Waxing Poetic

If you’ve ever read Charles Dickens, you will have noticed that he often goes on and on. And on. And on. The most well-known reason for this excessive time spent on description is that Dickens was paid by the word. Therefore, like so many college students after him, he tended to expand upon each point to a nauseating extreme.

These days, articles or short works to be published in magazines may have a required word count, but short stories and longer works are more flexible. A writer is paid by the article, by the story, by the book, etc. Waxing eloquent is more or a less a thing of the past and is often frowned upon now. Breaking from your story to describe your character’s face in great detail is seen as a faux pas rather than literary.

But don’t let this stop you from waxing poetic.

Description, lyrical and flowing description, is a powerful ability of words.
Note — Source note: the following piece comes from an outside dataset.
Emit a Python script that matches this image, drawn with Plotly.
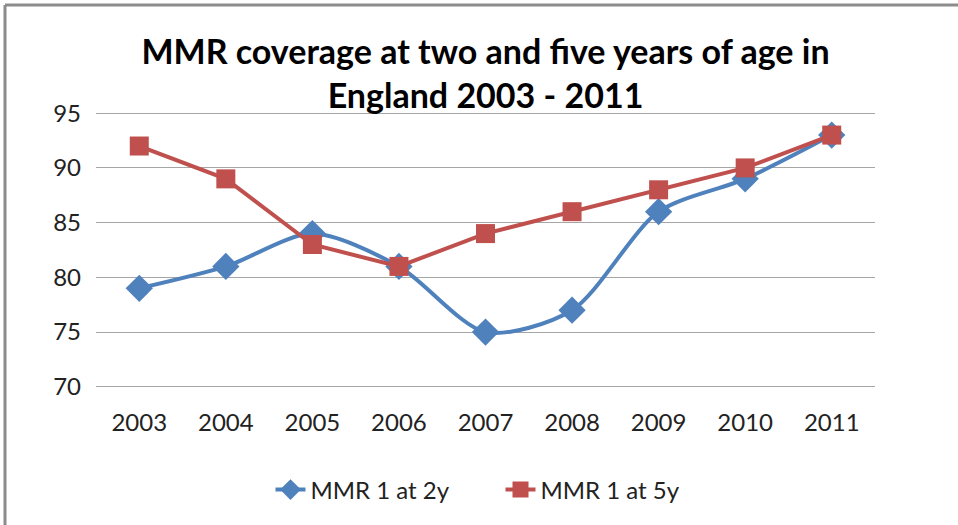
import plotly.graph_objects as go

years = ["2003", "2004", "2005", "2006", "2007", "2008", "2009", "2010", "2011"]
mmr_2y = [79, 81, 84, 81, 75, 77, 86, 89, 93]
mmr_5y = [92, 89, 83, 81, 84, 86, 88, 90, 93]
y_ticks = [70, 75, 80, 85, 90, 95]

BLUE = "#4F81BD"
RED = "#C0504D"
FONT = "Lato, Carlito, Calibri, sans-serif"

fig = go.Figure()
fig.add_trace(go.Scatter(
    x=years, y=mmr_2y, name="MMR 1 at 2y", mode="lines+markers",
    line=dict(color=BLUE, width=4, shape="spline", smoothing=0.8),
    marker=dict(symbol="diamond", size=21, color=BLUE),
))
fig.add_trace(go.Scatter(
    x=years, y=mmr_5y, name="MMR 1 at 5y", mode="lines+markers",
    line=dict(color=RED, width=4),
    marker=dict(symbol="square", size=19, color=RED),
))

W, H = 958, 525
L, R = 96, 83
pad = 0.2
T, B = 113 - round(pad * 10.96), (H - 387) - round(pad * 10.96)
pw, ph = W - L - R, H - T - B
bx = (5 - L) / pw
by = 1 + (T - 5) / ph

fig.update_layout(
    width=W, height=H,
    margin=dict(l=L, r=R, t=T, b=B),
    paper_bgcolor="white", plot_bgcolor="white",
    font=dict(family=FONT, size=24, color="#222"),
    title=dict(
        text="<b>MMR coverage at two and five years of age in<br>England 2003 - 2011</b>",
        x=0.5, xanchor="center", xref="paper", yref="container", y=1 - 64 / H, yanchor="middle",
        font=dict(family=FONT, size=34, color="black"),
    ),
    showlegend=True,
    legend=dict(orientation="h", x=0.5 + 15 / pw, xanchor="center",
                y=-(490 - (T + ph)) / ph, yanchor="middle",
                font=dict(size=24), traceorder="normal",
                entrywidth=185, entrywidthmode="pixels"),
    xaxis=dict(type="category", range=[-0.5, len(years) - 0.5], showgrid=False,
               showline=False, ticks="", tickfont=dict(size=24), zeroline=False,
               ticklabelstandoff=17),
    yaxis=dict(range=[70 - pad, 95 + pad], tickvals=y_ticks, showgrid=True,
               gridcolor="#A6A6A6", gridwidth=1, zeroline=False, showline=False,
               ticks="", tickfont=dict(size=24), ticklabelstandoff=14),
    shapes=[
        dict(type="line", xref="paper", yref="paper", x0=bx, x1=bx, y0=by, y1=-1,
             line=dict(color="#8C8C8C", width=3)),
        dict(type="line", xref="paper", yref="paper", x0=bx, x1=2, y0=by, y1=by,
             line=dict(color="#8C8C8C", width=3)),
    ],
)

fig.write_html("out.html")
Every story needs it, just not quite in the way you might think. In most cases, the way you spend time describing things in your work depends on the context. Sometimes it makes sense to stop and describe a character’s eyes for an entire paragraph, the lines around the edges, the creases of the skin, the freckles that seemed to cross the bridge of the nose from one eye to the other.

Timing and relevance is all-important. Think of these moments as detailed close-ups in movies; they don’t work all the time, but sometimes they’re like pulling the audience back to the reality of the character within the flow of the story. Don’t hold back from focusing on these moments. In rewriting, some of these glorious poeticisms may be cut from the story, but some may turn out to be nicely timed gems.

Dozens of well-meaning advisories will disagree. But your drafts are your own.

Experiment.

Be extra.

Dickens it up.

Wax poetic.

You might just discover something new in your writing style.